He hung up on that second phone call and within a minute the phone began to ring anew. He let the machine answer but Rick left no message and after another minute the phone resumed its ringing until the tape recorder clicked on once again—Hello and thank you for calling North Idaho Wildlife Rescue—then the long buzz of the dial tone and the click and whirr of the machine rewinding to its starting point and the long silence as Bill waited, shoulders tight around his neck, for the phone to burst into sound once more.
Then a day passed where there were no calls and he wondered once again if the ordeal was over, imagining Rick returning to Nevada, resigned to the empty safe, to the years he had served in Carson City, to all of it. But the reprieve was short-lived, not because the calls resumed but rather because a few days later, on his way back home from Sandpoint, Bill happened upon the dented and rusted yellow Honda parked in front of the Northwoods Tavern.
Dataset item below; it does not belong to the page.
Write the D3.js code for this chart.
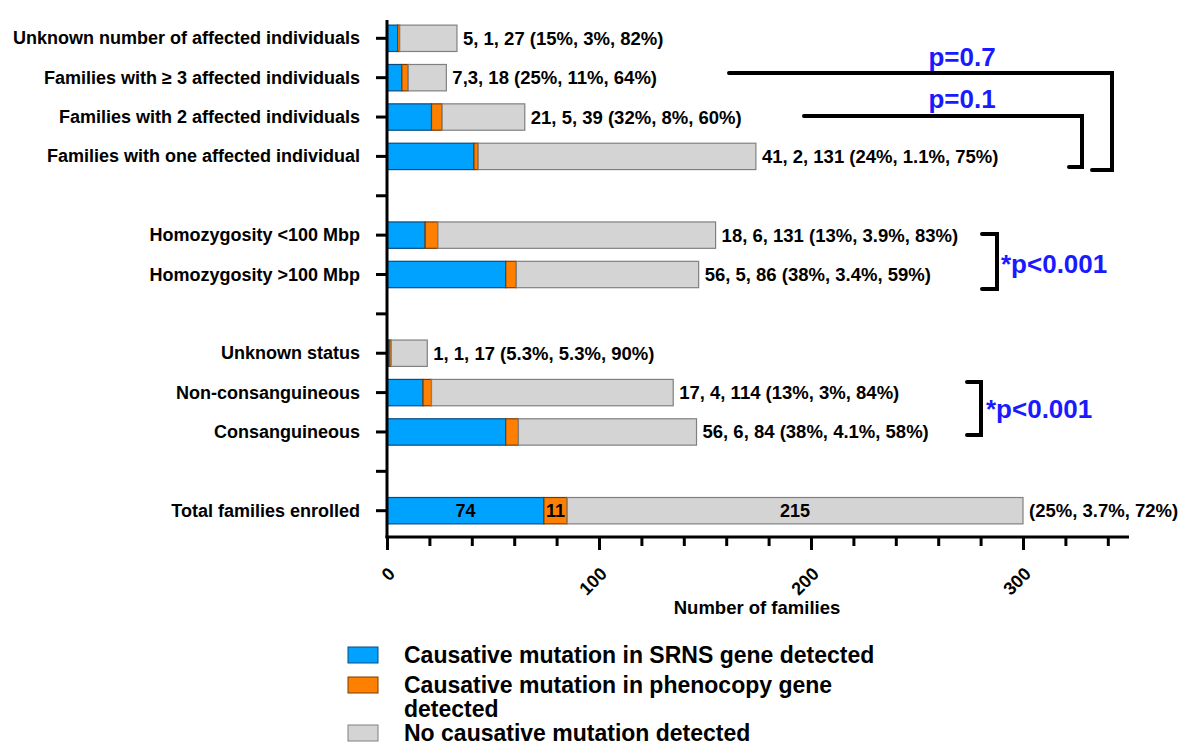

It was early evening when he passed the bar, the sun dipping into the shadows of the tree line and the whole town darkening quickly into the forested night. He had driven up to Bonners to pick up an antibiotic for Perry, one of the three raccoons, who had a small wound that was proving very slow to heal, stopping in at Grace’s veterinary clinic while he was in town just to visit for a moment, to see her, to touch her face, and then had turned around and gone all the way back through Naples and on to Sandpoint, where he had made the final payment on the engagement ring. Four months to pay off the three hundred dollars but he had it at last and he opened and snapped closed the black velvet box with one hand as he drove. It was Friday. Jude’s event at the school was scheduled for Monday night, and because Bill had told him about his plans, he knew there would be no backing out of them. Perhaps that was, in fact, why he had told the child about it at all: to hold his own feet to the fire.
He thought she would say yes. Was sure of it. Then almost sure. Then had no idea. He flipped the box open again, glancing down at the gold ring with its small diamond, turning the truck left into Naples, instead of right and up the mountain to the trailer, thinking of stopping in at the general store to pick up a chicken potpie and a pack of cigarettes, although he had also promised Grace that he would try to quit.
That was when he saw the little yellow Honda, the ring box still held open on the palm of his hand, his eyes casting over the car just for a moment as he followed the curve of the road toward the store. Then he looked again and his foot came off the gas pedal, the truck slowing in the road.
He slid into a gap in the line of Subaru station wagons and pickup trucks and that one yellow Honda, but he knew he would not go inside the bar. Even if he did, what would he say? Why are you still here? What are you doing? Get the fuck out of my town? Get the fuck out of my life? He had already said such things and he knew that repeating them would serve no purpose. He did not know why Rick had remained but the possibilities flashed through his mind in quick succession and left him shivering and shaking behind the wheel.
After a few minutes he drove on to the store for his chicken potpie, and when he passed the Northwoods Tavern again, the yellow Honda was gone.
THE FALL Festival at the elementary school was comprised of a parade of children dressed as pilgrims and Indians, all of them singing off-key songs that seemed to have neither melody nor lyrics. It was difficult to focus on what was happening onstage. Bill’s ass was numb from the metal folding chair and he was nervous about the approach of his planned marriage proposal, a plan made yet more urgent by Jude’s barely contained excitement. And yet seeing Rick’s yellow Honda had shaken him inside, so hard and heavy that he wondered what he was doing here at all. Then he saw himself in the forest somewhere, just briefly, out of breath and struggling through thick wet snow, all the trees black and featureless, and then he was falling through that surface and into some dark twilight, the sense of which made him jerk awake in panic. But he was not in the snow. The children were still singing their monotonous, nearly tuneless songs, all lined up on the stage on a set of bleachers, and the room was still hot and overpacked with parents and grandparents.
He looked over at Grace briefly and was relieved that she had not seen him nod off, or did not acknowledge it if she had. She glanced back at him and then leaned in close and whispered in his ear: I’m dying.
Me too. My ass is dead.
I don’t even have an ass anymore.
They smiled at each other and tried to suppress their laughter.
Jude’s class came onstage at last, their construction-paper pilgrim hats lopsided and falling over their eyes as they tried to find their places on the bleachers.
There he is, Grace said. She waved. Jude’s eyes were clearly looking for them in the audience but the boy did not see his mother and so Bill stood and briefly waved both hands above his head as if signaling an airplane and Jude found them at last and waved and smiled.
I think he sees you now, Bill, a parent behind him said, and a few people laughed.